What goes around…
This is one letter you don’t need to reply to. I don’t want any answer. I just want this good fuh nuttin man who always trying to fool people that he is some saint to know that I see him. Three times in the last two weeks I see him and he think he so smart.
Well, let me tell you so he can read it, because I know he does read Barbados TODAY. When ever I pass his desk he does have it on he screen. This man, who happens to be the manager, has always been insisting that the company rules say people who work there can’t get involved with each other; how that is the rule from head office in the US.
But I see how he start looking at this young thing who recently start working here and I had my suspicions. One night I saw them coming out of Chefette in Rockley near 11 o’clock and I smile to myself, but kept my mouth shut because they did not see me.
That same weekend I see them in de Gap, but I shift quick so they didn’t see. Not long after they walk back to de car holding hands. I know then they were in something, but in de office they act all prim and proper.
But here is the sweet part. Last weekend I in de drive-in with a friend, in his car, and who should pull up and drive all the way over in the corner at the back, but the secret couple. I know his car, but I did not know she was in it until she walked pass me and went to the snackette to buy food.
Well that food was real hot, because an hour after she got back into the car the windows were still fogged up. I ain’t got no problem with no man choosing who he will sleep with, and as far as I know he ain’t got no wife or woman, but my problem is that for all these years he give people real hell if he even had a hint that they liked each other.
But de old people always used to say “what goes around comes around” and I am tempted to drop a little note in the suggestion box when the directors from overseas come in next month.
For now I will just leave it here because I know when he reads it he will now that it is him the letter is about.
Since Yuh Asked, OS, all I will say right now is that while you may be upset about his tough stance on the rules in the past, you can’t kill him for enforcing them, although there is a hint in what you said that suggests it was more his manner that bothered you.

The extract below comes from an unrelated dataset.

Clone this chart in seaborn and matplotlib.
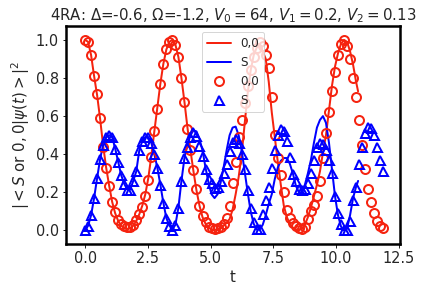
import numpy as np
import pandas as pd
import matplotlib
matplotlib.use('Agg')
import matplotlib.pyplot as plt
import seaborn as sns

# 측정 데이터 (마커) : 시간, |<0,0|psi>|^2, |<S|psi>|^2
t_exp = [0.00, 0.12, 0.24, 0.36, 0.48, 0.60, 0.72, 0.84, 0.96, 1.08,
         1.20, 1.32, 1.44, 1.56, 1.68, 1.80, 1.92, 2.04, 2.16, 2.28,
         2.40, 2.52, 2.64, 2.76, 2.88, 3.00, 3.12, 3.24, 3.36, 3.48,
         3.60, 3.72, 3.84, 3.96, 4.08, 4.20, 4.32, 4.44, 4.56, 4.68,
         4.80, 4.92, 5.04, 5.16, 5.28, 5.40, 5.52, 5.64, 5.76, 5.88,
         6.00, 6.12, 6.24, 6.36, 6.48, 6.60, 6.72, 6.84, 6.96, 7.08,
         7.20, 7.32, 7.44, 7.56, 7.68, 7.80, 7.92, 8.04, 8.16, 8.28,
         8.40, 8.52, 8.64, 8.76, 8.88, 9.00, 9.12, 9.24, 9.36, 9.48,
         9.60, 9.72, 9.84, 9.96, 10.08, 10.20, 10.32, 10.44, 10.56, 10.68,
         10.80, 10.92, 11.04, 11.16, 11.28, 11.40, 11.52, 11.64, 11.76, 11.88]
p00_exp = [1.00, 0.99, 0.92, 0.81, 0.715, 0.59, 0.44, 0.33, 0.235, 0.15,
           0.095, 0.055, 0.033, 0.022, 0.017, 0.02, 0.03, 0.055, 0.085, 0.125,
           0.18, 0.265, 0.385, 0.52, 0.635, 0.77, 0.875, 0.95, 0.99, 1.00,
           0.975, 0.91, 0.80, 0.675, 0.535, 0.42, 0.318, 0.22, 0.13, 0.075,
           0.042, 0.02, 0.012, 0.01, 0.012, 0.02, 0.035, 0.065, 0.13, 0.25,
           0.36, 0.49, 0.58, 0.67, 0.76, 0.84, 0.91, 0.96, 0.99, 0.97,
           0.92, 0.85, 0.70, 0.50, 0.38, 0.29, 0.20, 0.11, 0.065, 0.04,
           0.025, 0.012, 0.01, 0.02, 0.06, 0.10, 0.135, 0.18, 0.26, 0.38,
           0.51, 0.62, 0.73, 0.83, 0.92, 0.98, 1.00, 0.97, 0.90, 0.80,
           0.70, 0.58, 0.45, 0.32, 0.22, 0.15, 0.09, 0.05, 0.025, 0.015]
pS_exp = [0.0, 0.025, 0.08, 0.17, 0.275, 0.375, 0.45, 0.49, 0.50, 0.49,
          0.43, 0.36, 0.29, 0.245, 0.215, 0.215, 0.26, 0.31, 0.42, 0.47,
          0.49, 0.49, 0.46, 0.40, 0.33, 0.24, 0.145, 0.065, 0.025, 0.005,
          0.03, 0.12, 0.26, 0.38, 0.44, 0.49, 0.515, 0.495, 0.445, 0.39,
          0.325, 0.27, 0.25, 0.225, 0.23, 0.26, 0.30, 0.35, 0.415, 0.465,
          0.48, 0.46, 0.40, 0.325, 0.215, 0.12, 0.045, 0.01, 0.01, 0.085,
          0.16, 0.23, 0.33, 0.42, 0.50, 0.535, 0.52, 0.47, 0.385, 0.295,
          0.26, 0.22, 0.21, 0.22, 0.25, 0.30, 0.37, 0.44, 0.46, 0.455,
          0.42, 0.37, 0.30, 0.18, 0.09, 0.035, 0.005, 0.005, 0.05, 0.16,
          0.23, 0.35, 0.44, 0.51, 0.545, 0.54, 0.50, 0.44, 0.37, 0.31]

# 시뮬레이션 결과 (실선)
t_sim = [0.00, 0.12, 0.24, 0.36, 0.48, 0.60, 0.72, 0.84, 0.96, 1.08,
         1.20, 1.32, 1.44, 1.56, 1.68, 1.80, 1.92, 2.04, 2.16, 2.28,
         2.40, 2.52, 2.64, 2.76, 2.88, 3.00, 3.12, 3.24, 3.36, 3.48,
         3.60, 3.72, 3.84, 3.96, 4.08, 4.20, 4.32, 4.44, 4.56, 4.68,
         4.80, 4.92, 5.04, 5.16, 5.28, 5.40, 5.52, 5.64, 5.76, 5.88,
         6.00, 6.12, 6.24, 6.36, 6.48, 6.60, 6.72, 6.84, 6.96, 7.08,
         7.20, 7.32, 7.44, 7.56, 7.68, 7.80, 7.92, 8.04, 8.16, 8.28,
         8.40, 8.52, 8.64, 8.76, 8.88, 9.00, 9.12, 9.24, 9.36, 9.48,
         9.60, 9.72, 9.84, 9.96, 10.08, 10.20, 10.32, 10.44, 10.56, 10.68,
         10.80, 10.88]
p00_sim = [1.00, 0.99, 0.92, 0.81, 0.71, 0.585, 0.445, 0.33, 0.235, 0.15,
           0.09, 0.05, 0.025, 0.012, 0.008, 0.012, 0.025, 0.05, 0.085, 0.13,
           0.19, 0.275, 0.39, 0.52, 0.645, 0.77, 0.875, 0.95, 0.99, 1.00,
           0.975, 0.91, 0.80, 0.675, 0.54, 0.42, 0.31, 0.21, 0.13, 0.07,
           0.035, 0.015, 0.006, 0.004, 0.006, 0.012, 0.025, 0.04, 0.06, 0.11,
           0.19, 0.28, 0.40, 0.56, 0.72, 0.84, 0.92, 0.96, 0.97, 0.94,
           0.90, 0.78, 0.62, 0.49, 0.36, 0.24, 0.13, 0.07, 0.035, 0.015,
           0.006, 0.004, 0.008, 0.03, 0.07, 0.12, 0.18, 0.24, 0.31, 0.41,
           0.50, 0.63, 0.76, 0.86, 0.93, 0.98, 1.00, 0.99, 0.94, 0.87,
           0.78, 0.73]
pS_sim = [0.0, 0.025, 0.08, 0.17, 0.275, 0.375, 0.45, 0.49, 0.50, 0.49,
          0.43, 0.36, 0.29, 0.245, 0.215, 0.215, 0.26, 0.31, 0.42, 0.47,
          0.49, 0.49, 0.46, 0.40, 0.33, 0.24, 0.145, 0.065, 0.025, 0.005,
          0.03, 0.12, 0.26, 0.38, 0.45, 0.50, 0.525, 0.52, 0.48, 0.42,
          0.33, 0.25, 0.19, 0.17, 0.19, 0.25, 0.33, 0.42, 0.50, 0.54,
          0.545, 0.50, 0.42, 0.31, 0.20, 0.10, 0.035, 0.005, 0.005, 0.03,
          0.08, 0.14, 0.19, 0.27, 0.33, 0.365, 0.38, 0.38, 0.35, 0.30,
          0.235, 0.20, 0.20, 0.24, 0.30, 0.37, 0.46, 0.54, 0.58, 0.60,
          0.565, 0.46, 0.32, 0.18, 0.08, 0.02, 0.0, 0.01, 0.08, 0.17,
          0.23, 0.26]

RED = '#f5230f'
BLUE = '#0000ff'

sns.set_style('ticks')
plt.rcParams['font.family'] = ['DejaVu Sans']

fig = plt.figure(figsize=(437 / 72, 292 / 72), dpi=72)
ax = fig.add_axes([66 / 437, 1 - 244 / 292, 334 / 437, 218 / 292])

sns.lineplot(x=t_sim, y=p00_sim, color=RED, lw=2, label='0,0',
             sort=False, estimator=None, ax=ax)
sns.lineplot(x=t_sim, y=pS_sim, color=BLUE, lw=2, label='S',
             sort=False, estimator=None, ax=ax)
sns.lineplot(x=t_exp, y=p00_exp, color=RED, linestyle='', marker='o',
             markersize=9, mfc='none', mec=RED, mew=2, label='0,0',
             sort=False, estimator=None, ax=ax)
sns.lineplot(x=t_exp, y=pS_exp, color=BLUE, linestyle='', marker='^',
             markersize=9, mfc='none', mec=BLUE, mew=2, label='S',
             sort=False, estimator=None, ax=ax)

ax.set_xlim(-0.76, 12.55)
ax.set_ylim(-0.071, 1.073)
ax.set_xticks([0, 2.5, 5, 7.5, 10, 12.5])
ax.set_yticks([0, 0.2, 0.4, 0.6, 0.8, 1.0])
ax.tick_params(labelsize=14.5, width=1, length=3.5)
for s in ax.spines.values():
    s.set_linewidth(2.5)
    s.set_color('black')

ax.set_title(r'4RA: Δ=-0.6, Ω=-1.2, $V_0=64$, $V_1=0.2$, $V_2=0.13$', fontsize=15)
ax.set_xlabel('t', fontsize=15)
ax.set_ylabel(r'$|<S$ or $0,0|\psi(t)>|^2$', fontsize=15)
ax.legend(loc='upper center', fontsize=12)

fig.savefig('out.png', dpi=72)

Remember something else the old people used to say: Love is blind. So now he is in love, he will be blind to the rules. Rather than killing him, now might be a good time to influence him into trying to get the rules changed. It is possible to have legitimate inter-office relationships, once there are sensible rules to govern the conduct of parties.
And by your own admission it is not like he is cheating on a partner – although you did not say anything about her relationship status.